MEHMED TEVFİK YAKAMERCAN
l896'da Kastamonu'nun Küre mahallesinde dünyaya geldi. l5 Şubat l965'de İstanbul'da Ramazan Bayramından bir hafta sonra vefat etti ve Sahrayıcedit kabristanına defnedildi.
Mehmed Tevfik Yakamercan, Bediüzzaman'ın Kastamonulu talebe, dost ve hizmetkârlarından birzâttır.
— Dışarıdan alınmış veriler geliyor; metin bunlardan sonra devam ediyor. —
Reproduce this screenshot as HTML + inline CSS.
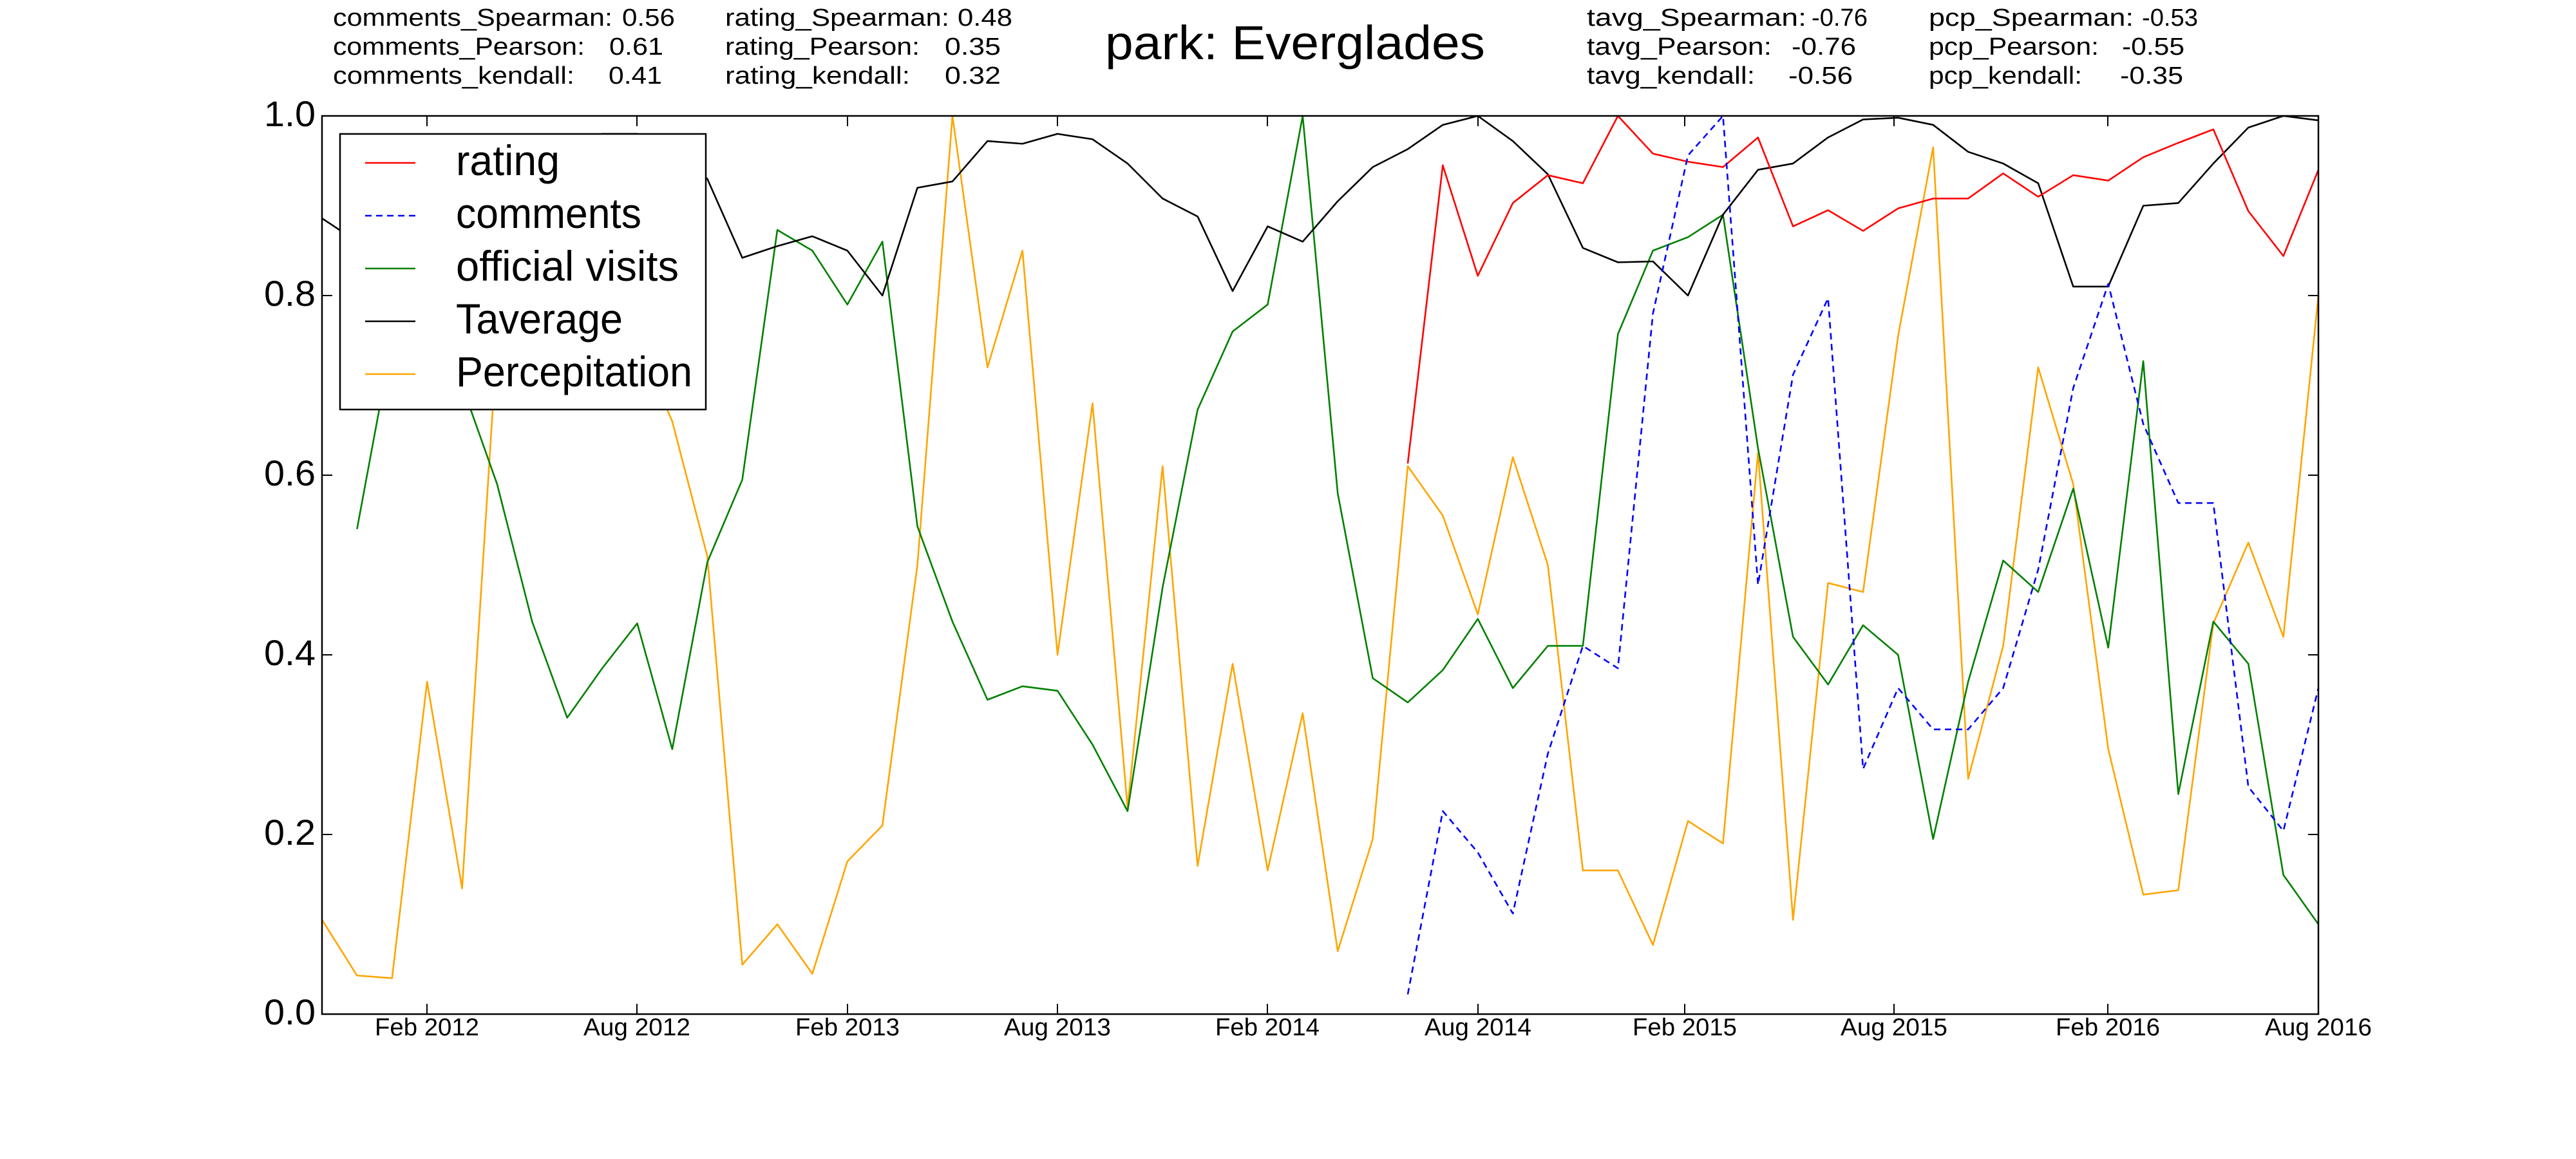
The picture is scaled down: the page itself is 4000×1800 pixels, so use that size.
<!DOCTYPE html>
<html><head><meta charset="utf-8"><style>
html,body{margin:0;padding:0;background:#fff;}
svg{display:block;}
text{font-family:"Liberation Sans",sans-serif;fill:#000;}
</style></head><body>
<svg width="4000" height="1800" viewBox="0 0 4000 1800" xmlns="http://www.w3.org/2000/svg">
<rect width="4000" height="1800" fill="#fff"/>
<g font-size="38">
<text x="517" y="40" textLength="434" lengthAdjust="spacingAndGlyphs">comments_Spearman:</text>
<text x="966" y="40" textLength="82" lengthAdjust="spacingAndGlyphs">0.56</text>
<text x="517" y="85" textLength="391" lengthAdjust="spacingAndGlyphs">comments_Pearson:</text>
<text x="946" y="85" textLength="84" lengthAdjust="spacingAndGlyphs">0.61</text>
<text x="517" y="130" textLength="375" lengthAdjust="spacingAndGlyphs">comments_kendall:</text>
<text x="945" y="130" textLength="83" lengthAdjust="spacingAndGlyphs">0.41</text>

<text x="1126" y="40" textLength="348" lengthAdjust="spacingAndGlyphs">rating_Spearman:</text>
<text x="1487" y="40" textLength="85" lengthAdjust="spacingAndGlyphs">0.48</text>
<text x="1126" y="85" textLength="302" lengthAdjust="spacingAndGlyphs">rating_Pearson:</text>
<text x="1467" y="85" textLength="87" lengthAdjust="spacingAndGlyphs">0.35</text>
<text x="1126" y="130" textLength="287" lengthAdjust="spacingAndGlyphs">rating_kendall:</text>
<text x="1467" y="130" textLength="87" lengthAdjust="spacingAndGlyphs">0.32</text>

<text x="2464" y="40" textLength="341" lengthAdjust="spacingAndGlyphs">tavg_Spearman:</text>
<text x="2813" y="40" textLength="87" lengthAdjust="spacingAndGlyphs">-0.76</text>
<text x="2464" y="85" textLength="287" lengthAdjust="spacingAndGlyphs">tavg_Pearson:</text>
<text x="2782" y="85" textLength="100" lengthAdjust="spacingAndGlyphs">-0.76</text>
<text x="2464" y="130" textLength="261" lengthAdjust="spacingAndGlyphs">tavg_kendall:</text>
<text x="2777" y="130" textLength="100" lengthAdjust="spacingAndGlyphs">-0.56</text>

<text x="2995" y="40" textLength="318" lengthAdjust="spacingAndGlyphs">pcp_Spearman:</text>
<text x="3326" y="40" textLength="87" lengthAdjust="spacingAndGlyphs">-0.53</text>
<text x="2995" y="85" textLength="264" lengthAdjust="spacingAndGlyphs">pcp_Pearson:</text>
<text x="3295" y="85" textLength="97" lengthAdjust="spacingAndGlyphs">-0.55</text>
<text x="2995" y="130" textLength="238" lengthAdjust="spacingAndGlyphs">pcp_kendall:</text>
<text x="3292" y="130" textLength="98" lengthAdjust="spacingAndGlyphs">-0.35</text>
</g>
<text x="1716" y="92" font-size="74" textLength="590" lengthAdjust="spacingAndGlyphs">park: Everglades</text>

<g transform="translate(500,1575) scale(54.386,-1395)" fill="none" stroke-width="2.6" stroke-linejoin="round">
<polyline vector-effect="non-scaling-stroke" stroke="#ffa500" points="0,0.105 1,0.043 2,0.04 3,0.37 4,0.14 5,0.75 6,0.85 7,0.9 8,0.8 9,0.75 10,0.66 11,0.51 12,0.055 13,0.10 14,0.045 15,0.17 16,0.21 17,0.5 18,1.0 19,0.72 20,0.85 21,0.40 22,0.68 23,0.23 24,0.61 25,0.165 26,0.39 27,0.16 28,0.335 29,0.07 30,0.195 31,0.61 32,0.555 33,0.445 34,0.62 35,0.50 36,0.16 37,0.16 38,0.077 39,0.215 40,0.19 41,0.625 42,0.105 43,0.48 44,0.47 45,0.755 46,0.965 47,0.262 48,0.41 49,0.72 50,0.59 51,0.295 52,0.133 53,0.138 54,0.435 55,0.525 56,0.42 57,0.80"/>
<polyline vector-effect="non-scaling-stroke" stroke="#008000" points="1,0.54 2,0.75 3,0.85 4,0.7 5,0.59 6,0.437 7,0.33 8,0.385 9,0.435 10,0.295 11,0.503 12,0.595 13,0.873 14,0.85 15,0.79 16,0.86 17,0.543 18,0.437 19,0.35 20,0.365 21,0.36 22,0.30 23,0.226 24,0.475 25,0.673 26,0.76 27,0.79 28,1.0 29,0.58 30,0.374 31,0.347 32,0.383 33,0.44 34,0.363 35,0.41 36,0.41 37,0.757 38,0.85 39,0.865 40,0.89 41,0.63 42,0.42 43,0.367 44,0.433 45,0.40 46,0.195 47,0.37 48,0.505 49,0.47 50,0.585 51,0.408 52,0.727 53,0.245 54,0.437 55,0.39 56,0.155 57,0.10"/>
<polyline vector-effect="non-scaling-stroke" stroke="#000" points="0,0.886 1,0.86 2,0.83 3,0.82 4,0.85 5,0.9 6,0.94 7,0.97 8,0.98 9,0.98 10,0.96 11,0.93 12,0.842 13,0.855 14,0.866 15,0.85 16,0.80 17,0.92 18,0.927 19,0.972 20,0.969 21,0.98 22,0.974 23,0.947 24,0.908 25,0.888 26,0.805 27,0.877 28,0.86 29,0.905 30,0.943 31,0.963 32,0.99 33,1.0 34,0.972 35,0.935 36,0.853 37,0.837 38,0.838 39,0.80 40,0.89 41,0.94 42,0.947 43,0.976 44,0.996 45,0.998 46,0.99 47,0.96 48,0.947 49,0.925 50,0.81 51,0.81 52,0.90 53,0.903 54,0.947 55,0.987 56,1.0 57,0.995"/>
<polyline vector-effect="non-scaling-stroke" stroke="#ff0000" points="31,0.613 32,0.945 33,0.822 34,0.903 35,0.934 36,0.925 37,1.0 38,0.958 39,0.949 40,0.943 41,0.976 42,0.877 43,0.895 44,0.872 45,0.897 46,0.908 47,0.908 48,0.936 49,0.91 50,0.934 51,0.928 52,0.954 53,0.97 54,0.985 55,0.894 56,0.844 57,0.94"/>
<polyline vector-effect="non-scaling-stroke" stroke="#0000ff" stroke-dasharray="10,7" points="31,0.022 32,0.226 33,0.18 34,0.112 35,0.29 36,0.41 37,0.385 38,0.78 39,0.956 40,1.0 41,0.478 42,0.712 43,0.797 44,0.273 45,0.363 46,0.317 47,0.317 48,0.363 49,0.495 50,0.697 51,0.813 52,0.657 53,0.569 54,0.569 55,0.253 56,0.204 57,0.363"/>
</g>

<rect x="500" y="180" width="3100" height="1395" fill="none" stroke="#000" stroke-width="2.5"/>
<g stroke="#000" stroke-width="2">
<line x1="500" y1="1575" x2="516" y2="1575"/><line x1="3600" y1="1575" x2="3584" y2="1575"/>
<line x1="500" y1="1296" x2="516" y2="1296"/><line x1="3600" y1="1296" x2="3584" y2="1296"/>
<line x1="500" y1="1017" x2="516" y2="1017"/><line x1="3600" y1="1017" x2="3584" y2="1017"/>
<line x1="500" y1="738" x2="516" y2="738"/><line x1="3600" y1="738" x2="3584" y2="738"/>
<line x1="500" y1="459" x2="516" y2="459"/><line x1="3600" y1="459" x2="3584" y2="459"/>
<line x1="500" y1="180" x2="516" y2="180"/><line x1="3600" y1="180" x2="3584" y2="180"/>
<line x1="663" y1="1575" x2="663" y2="1559"/><line x1="663" y1="180" x2="663" y2="196"/>
<line x1="989" y1="1575" x2="989" y2="1559"/><line x1="989" y1="180" x2="989" y2="196"/>
<line x1="1316" y1="1575" x2="1316" y2="1559"/><line x1="1316" y1="180" x2="1316" y2="196"/>
<line x1="1642" y1="1575" x2="1642" y2="1559"/><line x1="1642" y1="180" x2="1642" y2="196"/>
<line x1="1968" y1="1575" x2="1968" y2="1559"/><line x1="1968" y1="180" x2="1968" y2="196"/>
<line x1="2295" y1="1575" x2="2295" y2="1559"/><line x1="2295" y1="180" x2="2295" y2="196"/>
<line x1="2616" y1="1575" x2="2616" y2="1559"/><line x1="2616" y1="180" x2="2616" y2="196"/>
<line x1="2941" y1="1575" x2="2941" y2="1559"/><line x1="2941" y1="180" x2="2941" y2="196"/>
<line x1="3273" y1="1575" x2="3273" y2="1559"/><line x1="3273" y1="180" x2="3273" y2="196"/>
</g>
<g font-size="56">
<text x="410" y="196" textLength="80" lengthAdjust="spacingAndGlyphs">1.0</text>
<text x="410" y="475" textLength="80" lengthAdjust="spacingAndGlyphs">0.8</text>
<text x="410" y="754" textLength="80" lengthAdjust="spacingAndGlyphs">0.6</text>
<text x="410" y="1033" textLength="80" lengthAdjust="spacingAndGlyphs">0.4</text>
<text x="410" y="1312" textLength="80" lengthAdjust="spacingAndGlyphs">0.2</text>
<text x="410" y="1591" textLength="80" lengthAdjust="spacingAndGlyphs">0.0</text>
</g>
<g font-size="38">
<text x="582" y="1608" textLength="162" lengthAdjust="spacingAndGlyphs">Feb 2012</text>
<text x="906" y="1608" textLength="166" lengthAdjust="spacingAndGlyphs">Aug 2012</text>
<text x="1235" y="1608" textLength="162" lengthAdjust="spacingAndGlyphs">Feb 2013</text>
<text x="1559" y="1608" textLength="166" lengthAdjust="spacingAndGlyphs">Aug 2013</text>
<text x="1887" y="1608" textLength="162" lengthAdjust="spacingAndGlyphs">Feb 2014</text>
<text x="2212" y="1608" textLength="166" lengthAdjust="spacingAndGlyphs">Aug 2014</text>
<text x="2535" y="1608" textLength="162" lengthAdjust="spacingAndGlyphs">Feb 2015</text>
<text x="2858" y="1608" textLength="166" lengthAdjust="spacingAndGlyphs">Aug 2015</text>
<text x="3192" y="1608" textLength="162" lengthAdjust="spacingAndGlyphs">Feb 2016</text>
<text x="3517" y="1608" textLength="166" lengthAdjust="spacingAndGlyphs">Aug 2016</text>
</g>
<rect x="528" y="208" width="568" height="428" fill="#fff" stroke="#000" stroke-width="2.5"/>
<g stroke-width="2.6">
<line x1="567" y1="253" x2="645" y2="253" stroke="#ff0000"/>
<line x1="567" y1="335" x2="645" y2="335" stroke="#0000ff" stroke-dasharray="10,7"/>
<line x1="567" y1="417" x2="645" y2="417" stroke="#008000"/>
<line x1="567" y1="499" x2="645" y2="499" stroke="#000"/>
<line x1="567" y1="581" x2="645" y2="581" stroke="#ffa500"/>
</g>
<g font-size="66">
<text x="708" y="272" textLength="161" lengthAdjust="spacingAndGlyphs">rating</text>
<text x="708" y="354" textLength="288" lengthAdjust="spacingAndGlyphs">comments</text>
<text x="708" y="436" textLength="346" lengthAdjust="spacingAndGlyphs">official visits</text>
<text x="708" y="518" textLength="259" lengthAdjust="spacingAndGlyphs">Taverage</text>
<text x="708" y="600" textLength="367" lengthAdjust="spacingAndGlyphs">Percepitation</text>
</g>
</svg>
</body></html>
Güzel yazısıyla, kâtip olarak Üstada muhatap olmuş, l943'de Denizli'de hapishanede yatmıştı.
Mehmed Tevfik Yakamercan'ın dedesi Salih Efendi, Sultan Mahmud devrinde Yeniçeri ağalığına kadar yükselmiş. Sultan kendisine mükâfat ve taltif olarak elleriyle iki yakası mercanla kaplanmış bir hırka giydirmiş. Bu sebepten, Mehmed Tevfik Efendi kendisine Yakamercan'ı soy isim olarak almış.
Böyle asil ve neslen Osmanlı mensubu bir zat, Kastamonu'da Halk Partisinin kara günlerinde zincirlerle elleri bağlanarak, bir arabanın koltuk aralarında Denizli hapishanesine yollanmıştı.
Kendisi Kastamonu'da Ağa İmareti veya Yakup Ağa Camiinde imamlık yapardı. Kurrâ hafızdı. l943'de Denizli hapsinden beraat edip tahliye olduktan sonra İstanbul'a gelip yerleşmişti. İstanbul Müftülüğünde Mushafları Tetkik Heyeti reisliğinde bulunmuştu.
Kısa boylu, sakallı ve âlim bir zat olan Yakamercan, neşeli bir halde tatlı sedasıyla Kur'ân okurdu.
Kastamonu'da evleri Bediüzzaman'a yakındı. Hafız ve hattat olan hanımı ise Erenköy'de "Hoca Anne" diyerek anılırdı. Üstadın çamaşırlarını yıkardı. Hanımlarla birlikte ziyaretine de gittiklerini anlatan "Hoca Anne," çamaşırların çok temiz olduğunu, mis gibi koktuğunu ifade ediyordu.
Yakamercan'ın iki buçuk yaşındaki oğlu Zekâi vefat ettiği zaman Üstad kendisine "Çocuk Taziyenamesi"ni göndermişti.
Eski, kara ve karanlık günlerin dertli bir mensubu olan M. Tevfik Yakamercan'ın oğlu Ömer ise Üstadı son defa, l952'de İstanbul'da Akşehir Palas otelinde ziyaret etmişti.